* **TASK BRIEF**: Look through the material below and count the lines with the string "chart". Report only the count.

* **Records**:
• • •
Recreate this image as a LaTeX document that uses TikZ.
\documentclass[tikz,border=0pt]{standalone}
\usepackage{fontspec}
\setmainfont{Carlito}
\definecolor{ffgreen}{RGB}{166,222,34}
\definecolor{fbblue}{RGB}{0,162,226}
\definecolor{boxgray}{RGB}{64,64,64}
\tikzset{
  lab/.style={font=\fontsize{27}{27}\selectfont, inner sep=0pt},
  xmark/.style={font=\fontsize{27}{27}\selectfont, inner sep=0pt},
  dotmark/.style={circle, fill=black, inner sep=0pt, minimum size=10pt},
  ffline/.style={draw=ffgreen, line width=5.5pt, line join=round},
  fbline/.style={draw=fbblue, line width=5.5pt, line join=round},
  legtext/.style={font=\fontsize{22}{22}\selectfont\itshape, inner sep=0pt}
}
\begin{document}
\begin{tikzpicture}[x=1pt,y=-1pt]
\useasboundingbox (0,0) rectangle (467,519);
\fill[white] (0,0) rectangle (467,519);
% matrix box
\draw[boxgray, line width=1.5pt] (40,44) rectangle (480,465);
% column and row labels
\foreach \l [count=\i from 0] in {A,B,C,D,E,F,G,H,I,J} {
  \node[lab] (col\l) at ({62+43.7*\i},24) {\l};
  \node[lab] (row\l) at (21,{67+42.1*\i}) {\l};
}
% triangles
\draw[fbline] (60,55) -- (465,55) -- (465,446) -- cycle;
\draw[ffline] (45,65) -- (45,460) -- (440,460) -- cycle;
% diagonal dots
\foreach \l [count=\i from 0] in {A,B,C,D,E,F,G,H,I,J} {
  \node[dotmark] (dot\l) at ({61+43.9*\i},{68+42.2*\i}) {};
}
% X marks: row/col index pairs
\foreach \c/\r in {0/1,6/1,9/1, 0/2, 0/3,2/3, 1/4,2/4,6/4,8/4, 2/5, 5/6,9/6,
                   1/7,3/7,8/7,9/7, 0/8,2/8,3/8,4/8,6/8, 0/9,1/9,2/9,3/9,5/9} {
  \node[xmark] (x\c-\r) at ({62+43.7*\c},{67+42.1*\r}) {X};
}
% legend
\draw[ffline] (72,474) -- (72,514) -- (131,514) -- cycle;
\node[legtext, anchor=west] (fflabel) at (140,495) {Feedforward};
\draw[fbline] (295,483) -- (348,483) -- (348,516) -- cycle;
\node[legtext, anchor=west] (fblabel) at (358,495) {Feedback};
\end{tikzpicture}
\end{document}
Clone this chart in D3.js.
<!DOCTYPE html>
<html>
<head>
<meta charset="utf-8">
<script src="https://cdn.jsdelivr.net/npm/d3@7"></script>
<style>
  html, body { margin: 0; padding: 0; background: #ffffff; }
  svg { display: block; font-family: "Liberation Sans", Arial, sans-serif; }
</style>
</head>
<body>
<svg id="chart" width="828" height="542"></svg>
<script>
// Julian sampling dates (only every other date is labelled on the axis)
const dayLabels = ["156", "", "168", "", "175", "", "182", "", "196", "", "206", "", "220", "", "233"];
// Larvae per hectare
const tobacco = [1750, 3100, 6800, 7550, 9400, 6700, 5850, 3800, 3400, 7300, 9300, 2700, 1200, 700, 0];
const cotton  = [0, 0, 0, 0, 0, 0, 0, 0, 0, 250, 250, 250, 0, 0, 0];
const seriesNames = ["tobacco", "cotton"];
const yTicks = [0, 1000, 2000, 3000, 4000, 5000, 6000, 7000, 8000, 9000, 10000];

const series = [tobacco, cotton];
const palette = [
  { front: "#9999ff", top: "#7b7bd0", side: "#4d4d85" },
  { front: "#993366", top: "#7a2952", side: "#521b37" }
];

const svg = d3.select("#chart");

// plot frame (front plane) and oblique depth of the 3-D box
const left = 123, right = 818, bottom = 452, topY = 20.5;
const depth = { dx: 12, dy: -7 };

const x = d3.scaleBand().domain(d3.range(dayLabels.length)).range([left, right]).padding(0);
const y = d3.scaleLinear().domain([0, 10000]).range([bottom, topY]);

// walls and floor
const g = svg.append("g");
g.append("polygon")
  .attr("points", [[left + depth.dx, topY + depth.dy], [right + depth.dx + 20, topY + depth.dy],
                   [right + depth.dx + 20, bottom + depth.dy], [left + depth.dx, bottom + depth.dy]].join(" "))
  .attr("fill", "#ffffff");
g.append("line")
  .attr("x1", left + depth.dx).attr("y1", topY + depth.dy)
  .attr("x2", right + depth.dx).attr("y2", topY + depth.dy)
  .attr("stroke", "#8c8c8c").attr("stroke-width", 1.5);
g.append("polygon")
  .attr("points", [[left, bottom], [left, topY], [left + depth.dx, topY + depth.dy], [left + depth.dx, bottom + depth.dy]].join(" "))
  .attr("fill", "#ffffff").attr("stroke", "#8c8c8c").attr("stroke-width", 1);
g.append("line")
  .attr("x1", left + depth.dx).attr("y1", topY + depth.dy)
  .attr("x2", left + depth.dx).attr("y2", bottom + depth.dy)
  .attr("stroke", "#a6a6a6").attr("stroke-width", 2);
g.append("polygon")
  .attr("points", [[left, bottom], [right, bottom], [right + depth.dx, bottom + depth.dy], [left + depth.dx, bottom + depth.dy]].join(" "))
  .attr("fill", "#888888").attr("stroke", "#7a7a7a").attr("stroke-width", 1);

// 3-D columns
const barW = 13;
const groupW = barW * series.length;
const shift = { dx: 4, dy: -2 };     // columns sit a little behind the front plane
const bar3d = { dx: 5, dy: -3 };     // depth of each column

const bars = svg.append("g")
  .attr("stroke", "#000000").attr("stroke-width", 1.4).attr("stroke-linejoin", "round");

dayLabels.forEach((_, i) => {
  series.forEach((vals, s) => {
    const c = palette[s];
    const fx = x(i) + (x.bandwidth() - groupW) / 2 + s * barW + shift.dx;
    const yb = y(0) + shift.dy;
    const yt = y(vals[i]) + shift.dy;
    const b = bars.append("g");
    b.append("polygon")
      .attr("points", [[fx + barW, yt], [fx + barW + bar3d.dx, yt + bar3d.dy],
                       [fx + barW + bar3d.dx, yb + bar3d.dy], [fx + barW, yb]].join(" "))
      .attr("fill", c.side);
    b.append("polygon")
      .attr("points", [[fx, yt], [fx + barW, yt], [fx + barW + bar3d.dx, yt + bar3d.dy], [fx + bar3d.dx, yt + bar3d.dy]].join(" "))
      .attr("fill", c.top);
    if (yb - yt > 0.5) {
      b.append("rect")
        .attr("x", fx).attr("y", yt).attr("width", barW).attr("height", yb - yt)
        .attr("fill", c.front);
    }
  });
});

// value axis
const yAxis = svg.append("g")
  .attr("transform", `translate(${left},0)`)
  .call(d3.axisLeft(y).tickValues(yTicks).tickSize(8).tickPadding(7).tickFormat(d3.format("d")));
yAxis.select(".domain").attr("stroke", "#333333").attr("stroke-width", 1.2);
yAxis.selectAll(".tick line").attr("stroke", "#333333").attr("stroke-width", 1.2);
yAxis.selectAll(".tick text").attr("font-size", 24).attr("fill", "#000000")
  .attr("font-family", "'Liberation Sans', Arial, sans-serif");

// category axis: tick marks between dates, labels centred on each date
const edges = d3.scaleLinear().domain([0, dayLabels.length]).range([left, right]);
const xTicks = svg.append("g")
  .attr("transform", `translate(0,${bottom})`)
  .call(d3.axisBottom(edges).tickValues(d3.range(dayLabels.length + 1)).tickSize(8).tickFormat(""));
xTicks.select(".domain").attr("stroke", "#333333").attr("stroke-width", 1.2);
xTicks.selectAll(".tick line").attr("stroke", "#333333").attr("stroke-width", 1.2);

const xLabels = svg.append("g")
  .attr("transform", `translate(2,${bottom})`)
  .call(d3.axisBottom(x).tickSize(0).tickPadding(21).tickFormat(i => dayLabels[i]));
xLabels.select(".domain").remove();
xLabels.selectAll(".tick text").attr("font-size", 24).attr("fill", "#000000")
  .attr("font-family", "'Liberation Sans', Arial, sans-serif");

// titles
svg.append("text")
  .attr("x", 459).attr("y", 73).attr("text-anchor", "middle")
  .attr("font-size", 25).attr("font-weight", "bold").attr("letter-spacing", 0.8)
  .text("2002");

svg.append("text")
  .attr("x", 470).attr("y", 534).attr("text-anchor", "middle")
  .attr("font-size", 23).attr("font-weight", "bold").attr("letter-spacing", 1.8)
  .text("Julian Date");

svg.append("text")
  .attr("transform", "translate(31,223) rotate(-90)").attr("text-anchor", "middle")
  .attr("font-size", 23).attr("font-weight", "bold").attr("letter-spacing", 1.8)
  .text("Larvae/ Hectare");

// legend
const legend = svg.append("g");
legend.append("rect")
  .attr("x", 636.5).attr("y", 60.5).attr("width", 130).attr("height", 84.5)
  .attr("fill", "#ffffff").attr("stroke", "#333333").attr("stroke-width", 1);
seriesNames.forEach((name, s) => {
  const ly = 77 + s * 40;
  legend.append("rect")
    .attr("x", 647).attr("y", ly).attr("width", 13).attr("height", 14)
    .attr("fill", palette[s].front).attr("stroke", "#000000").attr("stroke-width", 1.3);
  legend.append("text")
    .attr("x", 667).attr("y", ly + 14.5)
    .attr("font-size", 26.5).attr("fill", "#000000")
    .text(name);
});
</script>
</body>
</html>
• • •
* **WRITTEN ANSWER**: 3